§ TASK INPUTS
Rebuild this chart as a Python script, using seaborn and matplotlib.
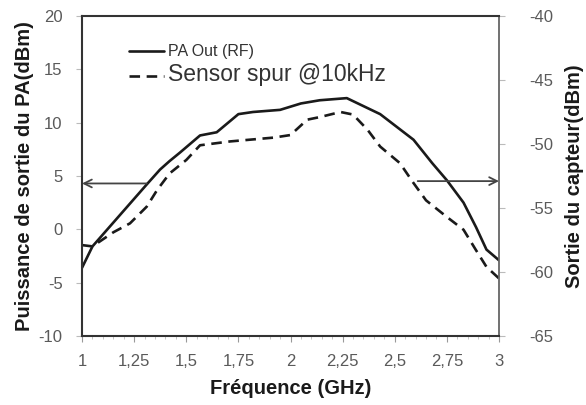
import numpy as np
import pandas as pd
import seaborn as sns
import matplotlib
matplotlib.use("Agg")
import matplotlib.pyplot as plt
from matplotlib.lines import Line2D
from matplotlib.ticker import FuncFormatter, MultipleLocator

# ---- data ----
pa_freq = [1.0, 1.05, 1.31, 1.374, 1.42, 1.47, 1.566, 1.646, 1.75, 1.82, 1.95,
           2.05, 2.14, 2.27, 2.43, 2.59, 2.68, 2.75, 2.83, 2.89, 2.94, 3.0]
pa_out = [-3.6, -1.6, 4.2, 5.6, 6.4, 7.2, 8.8, 9.1, 10.8, 11.0, 11.2,
          11.8, 12.1, 12.3, 10.8, 8.4, 6.2, 4.6, 2.5, 0.2, -1.9, -2.9]

spur_freq = [1.0, 1.05, 1.15, 1.23, 1.31, 1.36, 1.42, 1.50, 1.566, 1.71, 1.92,
             2.0, 2.08, 2.14, 2.24, 2.3, 2.37, 2.43, 2.525, 2.59, 2.65, 2.75,
             2.83, 2.89, 2.94, 3.0]
spur_out = [-57.9, -58.0, -56.9, -56.2, -54.9, -53.6, -52.3, -51.25, -50.1, -49.8, -49.5,
            -49.3, -48.1, -47.9, -47.5, -47.7, -48.9, -50.2, -51.5, -53.05, -54.4, -55.7,
            -56.7, -58.3, -59.6, -60.5]

x_ticks = [1.0, 1.25, 1.5, 1.75, 2.0, 2.25, 2.5, 2.75, 3.0]
left_ticks = [-10, -5, 0, 5, 10, 15, 20]
right_ticks = [-65, -60, -55, -50, -45, -40]

label_pa = "PA Out (RF)"
label_spur = "Sensor spur @10kHz"
xlabel = "Fréquence (GHz)"
ylabel_left = "Puissance de sortie du PA(dBm)"
ylabel_right = "Sortie du capteur(dBm)"

# arrows (data values)
left_arrow_y = 4.3
left_arrow_x = (1.31, 1.0)
right_arrow_y = -52.9
right_arrow_x = (2.61, 3.0)

sns.set_style("white")
plt.rcParams['font.family'] = ['Liberation Sans', 'DejaVu Sans']
plt.rcParams['axes.unicode_minus'] = False

fig = plt.figure(figsize=(5.86, 4.05), dpi=100)
ax = fig.add_axes([0.14, 0.1704, 0.7115, 0.7901])
ax2 = ax.twinx()

df_pa = pd.DataFrame({"f": pa_freq, "v": pa_out})
df_sp = pd.DataFrame({"f": spur_freq, "v": spur_out})

sns.lineplot(data=df_pa, x="f", y="v", ax=ax, color="#1a1a1a", lw=1.9, legend=False)
sns.lineplot(data=df_sp, x="f", y="v", ax=ax2, color="#1a1a1a", lw=1.9,
             legend=False)
ax2.lines[0].set_dashes([4, 2.5])

ax.set_xlim(1, 3)
ax.set_ylim(-10, 20)
ax2.set_ylim(-65, -40)

tick_col = "#5a5a5a"
comma = FuncFormatter(lambda v, p: ("%g" % v).replace(".", ","))
ax.set_xticks(x_ticks)
ax.xaxis.set_major_formatter(comma)
ax.xaxis.set_minor_locator(MultipleLocator(0.05))
ax.set_yticks(left_ticks)
ax2.set_yticks(right_ticks)

ax.tick_params(axis='x', which='major', direction='out', length=4, width=0.8,
               color="#999999", labelsize=12, labelcolor=tick_col, pad=9, bottom=True)
ax.tick_params(axis='x', which='minor', direction='out', length=2.5, width=0.6,
               color="#bbbbbb", bottom=True)
ax.tick_params(axis='y', direction='out', length=4, width=0.8, color="#bbbbbb",
               labelsize=12, labelcolor=tick_col, pad=10, left=True)
ax2.tick_params(axis='y', direction='out', length=4, width=0.8, color="#bbbbbb",
                labelsize=12, labelcolor=tick_col, pad=18, right=True)

for s in ax.spines.values():
    s.set_visible(False)
for name, s in ax2.spines.items():
    s.set_visible(True)
    s.set_linewidth(1.5)
    s.set_color("#333333")
ax2.spines['right'].set_color("#666666")
ax2.spines['right'].set_linewidth(1.3)

ax.set_xlabel(xlabel, fontsize=14.5, fontweight='bold', color="#1a1a1a", labelpad=7)
ax.set_ylabel(ylabel_left, fontsize=14.5, fontweight='bold', color="#1a1a1a", labelpad=3)
ax2.set_ylabel(ylabel_right, fontsize=14.5, fontweight='bold', color="#1a1a1a", labelpad=8)

# arrows
ax.annotate("", xy=(left_arrow_x[1], left_arrow_y), xytext=(left_arrow_x[0], left_arrow_y),
            arrowprops=dict(arrowstyle="->", color="#444444", lw=1.3,
                            shrinkA=0, shrinkB=0, mutation_scale=14))
ax2.annotate("", xy=(right_arrow_x[1], right_arrow_y), xytext=(right_arrow_x[0], right_arrow_y),
             arrowprops=dict(arrowstyle="->", color="#444444", lw=1.3,
                             shrinkA=0, shrinkB=0, mutation_scale=14))

# legend
handles = [Line2D([], [], color="#1a1a1a", lw=1.9),
           Line2D([], [], color="#1a1a1a", lw=1.9, dashes=[4, 2.5])]
leg = ax2.legend(handles, [label_pa, label_spur], loc='upper left',
                 bbox_to_anchor=(0.1, 0.93), frameon=False, handlelength=2.5,
                 handletextpad=0.3, labelspacing=0.3, borderaxespad=0)
leg.get_texts()[0].set_fontsize(11.5)
leg.get_texts()[0].set_color("#333333")
leg.get_texts()[1].set_fontsize(16.5)
leg.get_texts()[1].set_color("#333333")

fig.savefig("out.png", dpi=100)
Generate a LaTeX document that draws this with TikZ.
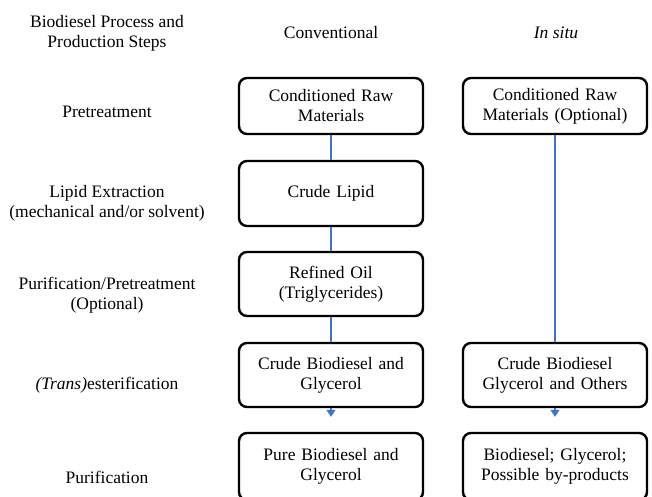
\documentclass[tikz,border=0pt]{standalone}
\usepackage{fontspec}
\setmainfont{Liberation Serif}
\usetikzlibrary{arrows.meta}

\definecolor{flowblue}{HTML}{4472C4}

\tikzset{
	procbox/.style={draw, rectangle, rounded corners=8pt, line width=2.4pt, text width=168pt, inner xsep=8pt, align=center, font=\fontsize{17.5}{20}\selectfont},
	rowlabel/.style={align=center, font=\fontsize{17.5}{20}\selectfont},
	link/.style={draw=flowblue, line width=1.2pt},
}

\begin{document}
\begin{tikzpicture}[x=1pt, y=-1pt]
	\clip (0,0) rectangle (652,496);

	% Column headers
	\node[rowlabel] (hsteps) at (107,33) {Biodiesel Process and\\Production Steps};
	\node[rowlabel] (hconv) at (331,33) {Conventional};
	\node[rowlabel] (hsitu) at (556,33) {\textit{In situ}};

	% Row labels
	\node[rowlabel] (lpre) at (107,112) {Pretreatment};
	\node[rowlabel] (lext) at (107,203) {Lipid Extraction\\(mechanical and/or solvent)};
	\node[rowlabel] (lpur) at (107,295) {Purification/Pretreatment\\(Optional)};
	\node[rowlabel] (lest) at (107,385) {\textit{(Trans)}esterification};
	\node[rowlabel] (lfin) at (107,477) {Purification};

	% Conventional route
	\node[procbox, minimum height=56pt] (raw1) at (331,106) {Conditioned Raw\\Materials};
	\node[procbox, minimum height=65pt] (lipid) at (331,193.5) {Crude Lipid};
	\node[procbox, minimum height=64pt] (oil) at (331,284) {Refined Oil\\(Triglycerides)};
	\node[procbox, minimum height=64pt] (crude1) at (331,375) {Crude Biodiesel and\\Glycerol};
	\node[procbox, minimum height=67pt] (pure1) at (331,466.5) {Pure Biodiesel and\\Glycerol};

	% In situ route
	\node[procbox, minimum height=56pt] (raw2) at (555,106) {Conditioned Raw\\Materials (Optional)};
	\node[procbox, minimum height=64pt] (crude2) at (555,375) {Crude Biodiesel\\Glycerol and Others};
	\node[procbox, minimum height=67pt] (pure2) at (555,466.5) {Biodiesel; Glycerol;\\Possible by-products};

	% Connectors
	\draw[link] (raw1) -- (lipid);
	\draw[link] (lipid) -- (oil);
	\draw[link] (oil) -- (crude1);
	\draw[link] (raw2) -- (crude2);
	\draw[link, -{Triangle[width=9pt, length=7pt]}, shorten >=15pt] (crude1) -- (pure1);
	\draw[link, -{Triangle[width=9pt, length=7pt]}, shorten >=15pt] (crude2) -- (pure2);
\end{tikzpicture}
\end{document}
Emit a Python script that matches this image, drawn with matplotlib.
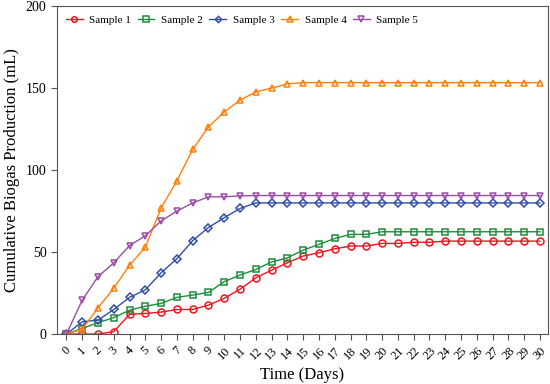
import numpy as np
import matplotlib.pyplot as plt

plt.rcParams['font.family'] = 'Liberation Serif'

days = list(range(31))
sample1 = [0, 0, 0, 1.5, 12, 12.6, 13.4, 15, 15, 17.7, 21.8, 27.4, 34.3, 39, 43.5, 47.6,
           49.6, 52, 53.7, 53.7, 55.3, 55.3, 56, 56, 56.7, 56.7, 56.7, 56.7, 56.7, 56.7, 56.7]
sample2 = [0, 3.4, 7, 10, 14.6, 17, 18.7, 22.4, 23.8, 25.4, 32, 36, 39.4, 44, 46.5, 51.2,
           54.7, 58.3, 60.8, 60.8, 62.4, 62.4, 62.4, 62.4, 62.4, 62.4, 62.4, 62.4, 62.4, 62.4, 62.4]
sample3 = [0, 7.5, 8.5, 15, 22.4, 27, 37.4, 46, 57, 65, 71, 76.6, 80, 80, 80, 80,
           80, 80, 80, 80, 80, 80, 80, 80, 80, 80, 80, 80, 80, 80, 80]
sample4 = [0, 3, 16, 28, 42, 53, 77, 93.5, 112.6, 126.4, 135.5, 142.7, 147.7, 150, 152.6, 153.3,
           153.3, 153.3, 153.3, 153.3, 153.3, 153.3, 153.3, 153.3, 153.3, 153.3, 153.3, 153.3, 153.3, 153.3, 153.3]
sample5 = [0, 20.7, 35, 43.5, 54, 60, 69, 75, 80, 83.7, 83.7, 84.3, 84.5, 84.5, 84.5, 84.5,
           84.5, 84.5, 84.5, 84.5, 84.5, 84.5, 84.5, 84.5, 84.5, 84.5, 84.5, 84.5, 84.5, 84.5, 84.5]

series = [
    ("Sample 1", sample1, '#F0141E', 'o'),
    ("Sample 2", sample2, '#1E8C3C', 's'),
    ("Sample 3", sample3, '#2F4EA8', 'D'),
    ("Sample 4", sample4, '#FF7F0E', '^'),
    ("Sample 5", sample5, '#9A4DA6', 'v'),
]

fig = plt.figure(figsize=(5.5, 3.84), dpi=100)
ax = fig.add_axes([0.1036, 0.130, 0.8924, 0.854])

for label, vals, color, marker in series:
    ms = 4 if marker == 'D' else 5
    ax.plot(days, vals, color=color, marker=marker, markersize=ms, markerfacecolor='none',
            markeredgewidth=1.1, linewidth=1, label=label)

ax.set_xlim(-0.6, 30.5)
ax.set_ylim(0, 200)
ax.set_xticks(days)
ax.set_xticklabels([str(d) for d in days], rotation=45, fontsize=9)
ax.set_yticks([0, 50, 100, 150, 200])
ax.tick_params(axis='y', labelsize=10)
ax.tick_params(direction='out', length=4, color='#555555')
for sp in ax.spines.values():
    sp.set_color('#555555')

ax.set_xlabel("Time (Days)", fontsize=12)
ax.set_ylabel("Cumulative Biogas Production (mL)", fontsize=12)
ax.legend(loc='upper left', ncol=5, frameon=False, fontsize=8, handlelength=1.5,
          columnspacing=0.6, handletextpad=0.6, borderaxespad=0.4, markerscale=0.8)

fig.savefig('out.png', dpi=100)
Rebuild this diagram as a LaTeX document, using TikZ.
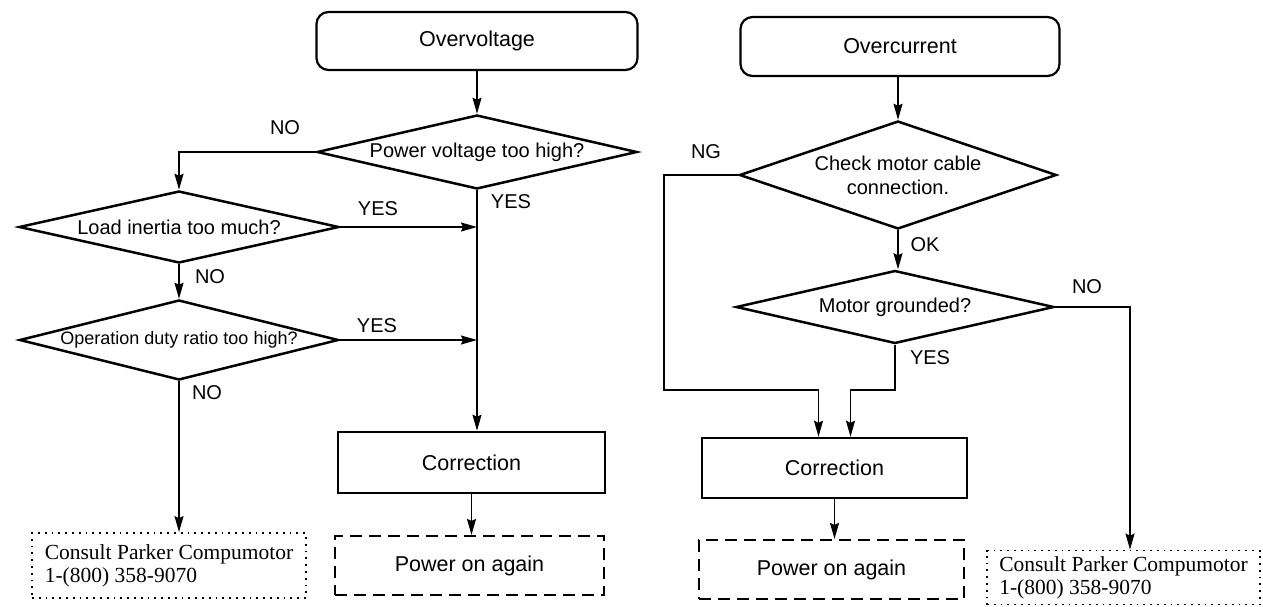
\documentclass[tikz,border=0pt]{standalone}
\usepackage{fontspec}
\setmainfont{Liberation Sans}
\newfontfamily\serifrm{Liberation Serif}
\usepackage{tikz}
\usetikzlibrary{shapes.geometric, arrows.meta}
\tikzset{every node/.append style={font=\fontsize{20}{24}\selectfont}}
\tikzset{
  startbox/.style={draw, line width=2.2pt, rounded corners=12pt, inner sep=0pt, font=\fontsize{21.5}{25}\selectfont},
  decision/.style={draw, diamond, line width=2.5pt, aspect=4, inner sep=0pt},
  fixbox/.style={draw, line width=2.5pt, inner sep=0pt, font=\fontsize{21.5}{25}\selectfont},
  againbox/.style={draw, line width=2.2pt, dash pattern=on 12pt off 7pt, inner sep=0pt, font=\fontsize{21.5}{25}\selectfont},
  consultbox/.style={draw, line width=1.8pt, dash pattern=on 1.8pt off 5pt, inner sep=0pt, align=left, font=\serifrm\fontsize{21.5}{23}\selectfont},
  flow/.style={-{Stealth[length=16pt, width=9pt, inset=2pt]}, line width=1.5pt},
  wire/.style={line width=1.5pt}
}

\begin{document}
\begin{tikzpicture}[x=1pt, y=-1pt]
    \useasboundingbox (0,0) rectangle (1263,606);
    % overvoltage
    \node[startbox, minimum width=321pt, minimum height=58pt] (ov) at (477,41) {Overvoltage};
    \node[decision, minimum width=320pt, minimum height=74pt] (pv) at (477,152) {Power voltage too high?};
    \node[decision, minimum width=320pt, minimum height=72pt] (li) at (179,227) {Load inertia too much?};
    \node[decision, minimum width=319pt, minimum height=80pt, font=\fontsize{18}{21}\selectfont] (od) at (179,340) {Operation duty ratio too high?};
    \node[fixbox, minimum width=267pt, minimum height=61pt] (corrL) at (471.5,462.5) {Correction};
    \node[againbox, minimum width=269pt, minimum height=59pt] (powL) at (469.5,565.5) {Power on again};
    \node[consultbox, minimum width=274pt, minimum height=65pt] (conL) at (169,565.5) {Consult Parker Compumotor\\1-(800) 358-9070};
    \draw[flow] (ov.south) -- (pv.north);
    \draw[flow] (pv.west) -| (li.north);
    \draw[flow] (pv.south) -- (pv.south |- corrL.north);
    \draw[flow] (li.east) -- (li.east -| pv.south);
    \draw[flow] (li.south) -- (od.north);
    \draw[flow] (od.east) -- (od.east -| pv.south);
    \draw[flow] (od.south) -- (od.south |- conL.north);
    \draw[flow] (corrL.south) -- (corrL.south |- powL.north);
    \node (noPV) at (285,128) {NO};
    \node (yesPV) at (511,202) {YES};
    \node (yesLI) at (378,209) {YES};
    \node (noLI) at (210,277) {NO};
    \node (yesOD) at (377,326) {YES};
    \node (noOD) at (207,393) {NO};
    % overcurrent
    \node[startbox, minimum width=319pt, minimum height=59pt] (oc) at (900,46.5) {Overcurrent};
    \node[decision, aspect=3, minimum width=317pt, minimum height=108pt, align=center] (cc) at (898,175) {Check motor cable\\connection.};
    \node[decision, minimum width=318pt, minimum height=73pt] (mg) at (895,307) {Motor grounded?};
    \node[fixbox, minimum width=265pt, minimum height=60pt] (corrR) at (834.5,468) {Correction};
    \node[againbox, minimum width=265pt, minimum height=59pt] (powR) at (831.5,569.5) {Power on again};
    \node[consultbox, minimum width=273pt, minimum height=54pt] (conR) at (1123.5,577.5) {Consult Parker Compumotor\\1-(800) 358-9070};
    \coordinate (ngturn) at (664,390);
    \draw[flow] (oc.south -| cc.north) -- (cc.north);
    \draw[flow] (cc.south) -- (cc.south |- mg.north);
    \draw[flow] (cc.west) -| (ngturn) -| ([xshift=-16pt]corrR.north);
    \draw[flow] (mg.south) -- (mg.south |- ngturn) -| ([xshift=16pt]corrR.north);
    \draw[flow] (mg.east) -| ([xshift=6.5pt]conR.north);
    \draw[flow] (corrR.south) -- (corrR.south |- powR.north);
    \node (ngCC) at (706,152) {NG};
    \node (okCC) at (925,245) {OK};
    \node (noMG) at (1087,287) {NO};
    \node (yesMG) at (930,358) {YES};
\end{tikzpicture}
\end{document}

§ TASK PROMPT
Copy nothing but the lines from the first one in the listing through the line with "11.8, 12.1, 12.3, 10.8, 8.4, 6.2, 4.6, 2.5, 0.2, -1.9, -2.9]", and omit the pictures.

§ RESPONSE TO THE TASK
Rebuild this chart as a Python script, using seaborn and matplotlib.
import numpy as np
import pandas as pd
import seaborn as sns
import matplotlib
matplotlib.use("Agg")
import matplotlib.pyplot as plt
from matplotlib.lines import Line2D
from matplotlib.ticker import FuncFormatter, MultipleLocator

# ---- data ----
pa_freq = [1.0, 1.05, 1.31, 1.374, 1.42, 1.47, 1.566, 1.646, 1.75, 1.82, 1.95,
           2.05, 2.14, 2.27, 2.43, 2.59, 2.68, 2.75, 2.83, 2.89, 2.94, 3.0]
pa_out = [-3.6, -1.6, 4.2, 5.6, 6.4, 7.2, 8.8, 9.1, 10.8, 11.0, 11.2,
          11.8, 12.1, 12.3, 10.8, 8.4, 6.2, 4.6, 2.5, 0.2, -1.9, -2.9]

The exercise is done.